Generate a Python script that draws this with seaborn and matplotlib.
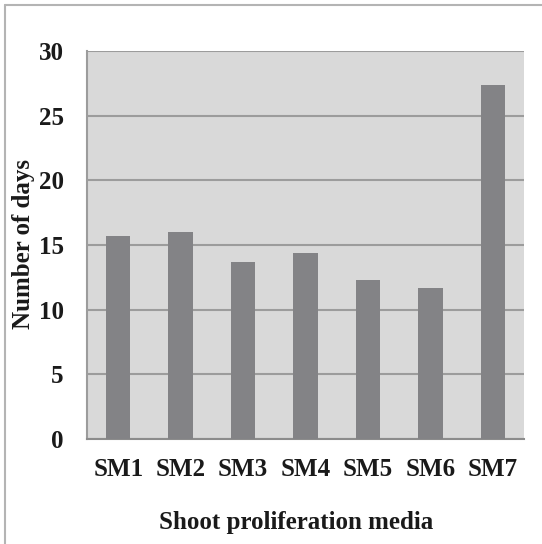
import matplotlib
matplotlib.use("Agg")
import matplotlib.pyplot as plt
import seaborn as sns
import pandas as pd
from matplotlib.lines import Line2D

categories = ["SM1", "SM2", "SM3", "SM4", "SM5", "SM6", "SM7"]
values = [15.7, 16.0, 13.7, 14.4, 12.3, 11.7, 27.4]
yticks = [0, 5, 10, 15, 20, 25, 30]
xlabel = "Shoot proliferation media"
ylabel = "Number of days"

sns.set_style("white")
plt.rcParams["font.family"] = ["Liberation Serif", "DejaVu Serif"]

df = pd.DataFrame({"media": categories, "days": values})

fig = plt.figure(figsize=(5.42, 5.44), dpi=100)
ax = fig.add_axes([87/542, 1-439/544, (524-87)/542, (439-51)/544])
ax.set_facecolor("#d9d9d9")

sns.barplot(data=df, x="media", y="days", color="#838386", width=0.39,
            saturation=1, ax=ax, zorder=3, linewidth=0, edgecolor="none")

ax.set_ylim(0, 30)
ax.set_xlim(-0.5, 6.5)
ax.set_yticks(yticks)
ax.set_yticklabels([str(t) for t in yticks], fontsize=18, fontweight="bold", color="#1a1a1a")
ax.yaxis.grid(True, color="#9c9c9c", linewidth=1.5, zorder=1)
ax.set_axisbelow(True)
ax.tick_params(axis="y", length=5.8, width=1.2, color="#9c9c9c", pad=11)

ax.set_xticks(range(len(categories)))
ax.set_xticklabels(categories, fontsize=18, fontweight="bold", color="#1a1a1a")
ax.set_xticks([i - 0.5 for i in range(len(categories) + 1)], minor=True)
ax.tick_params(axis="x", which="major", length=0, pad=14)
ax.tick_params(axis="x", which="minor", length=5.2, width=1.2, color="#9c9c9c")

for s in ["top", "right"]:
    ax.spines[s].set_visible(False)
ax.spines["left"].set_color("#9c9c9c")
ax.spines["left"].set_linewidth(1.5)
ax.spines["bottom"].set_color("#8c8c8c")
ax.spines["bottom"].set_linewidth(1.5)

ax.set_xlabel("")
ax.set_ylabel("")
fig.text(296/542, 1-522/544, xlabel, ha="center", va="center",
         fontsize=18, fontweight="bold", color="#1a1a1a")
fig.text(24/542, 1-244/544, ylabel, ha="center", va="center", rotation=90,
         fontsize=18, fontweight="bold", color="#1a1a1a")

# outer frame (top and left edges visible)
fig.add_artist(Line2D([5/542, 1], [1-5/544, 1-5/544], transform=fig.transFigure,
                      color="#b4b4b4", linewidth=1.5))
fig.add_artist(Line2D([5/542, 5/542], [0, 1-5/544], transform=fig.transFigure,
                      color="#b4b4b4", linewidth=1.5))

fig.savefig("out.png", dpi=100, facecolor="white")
- - -
**GIVEN INSTRUCTION**
Every line above should be returned exactly; the pictures stay out.

**FINISHED EXERCISE**
Generate a Python script that draws this with seaborn and matplotlib.
import matplotlib
matplotlib.use("Agg")
import matplotlib.pyplot as plt
import seaborn as sns
import pandas as pd
from matplotlib.lines import Line2D

categories = ["SM1", "SM2", "SM3", "SM4", "SM5", "SM6", "SM7"]
values = [15.7, 16.0, 13.7, 14.4, 12.3, 11.7, 27.4]
yticks = [0, 5, 10, 15, 20, 25, 30]
xlabel = "Shoot proliferation media"
ylabel = "Number of days"

sns.set_style("white")
plt.rcParams["font.family"] = ["Liberation Serif", "DejaVu Serif"]

df = pd.DataFrame({"media": categories, "days": values})

fig = plt.figure(figsize=(5.42, 5.44), dpi=100)
ax = fig.add_axes([87/542, 1-439/544, (524-87)/542, (439-51)/544])
ax.set_facecolor("#d9d9d9")

sns.barplot(data=df, x="media", y="days", color="#838386", width=0.39,
            saturation=1, ax=ax, zorder=3, linewidth=0, edgecolor="none")

ax.set_ylim(0, 30)
ax.set_xlim(-0.5, 6.5)
ax.set_yticks(yticks)
ax.set_yticklabels([str(t) for t in yticks], fontsize=18, fontweight="bold", color="#1a1a1a")
ax.yaxis.grid(True, color="#9c9c9c", linewidth=1.5, zorder=1)
ax.set_axisbelow(True)
ax.tick_params(axis="y", length=5.8, width=1.2, color="#9c9c9c", pad=11)

ax.set_xticks(range(len(categories)))
ax.set_xticklabels(categories, fontsize=18, fontweight="bold", color="#1a1a1a")
ax.set_xticks([i - 0.5 for i in range(len(categories) + 1)], minor=True)
ax.tick_params(axis="x", which="major", length=0, pad=14)
ax.tick_params(axis="x", which="minor", length=5.2, width=1.2, color="#9c9c9c")

for s in ["top", "right"]:
    ax.spines[s].set_visible(False)
ax.spines["left"].set_color("#9c9c9c")
ax.spines["left"].set_linewidth(1.5)
ax.spines["bottom"].set_color("#8c8c8c")
ax.spines["bottom"].set_linewidth(1.5)

ax.set_xlabel("")
ax.set_ylabel("")
fig.text(296/542, 1-522/544, xlabel, ha="center", va="center",
         fontsize=18, fontweight="bold", color="#1a1a1a")
fig.text(24/542, 1-244/544, ylabel, ha="center", va="center", rotation=90,
         fontsize=18, fontweight="bold", color="#1a1a1a")

# outer frame (top and left edges visible)
fig.add_artist(Line2D([5/542, 1], [1-5/544, 1-5/544], transform=fig.transFigure,
                      color="#b4b4b4", linewidth=1.5))
fig.add_artist(Line2D([5/542, 5/542], [0, 1-5/544], transform=fig.transFigure,
                      color="#b4b4b4", linewidth=1.5))

fig.savefig("out.png", dpi=100, facecolor="white")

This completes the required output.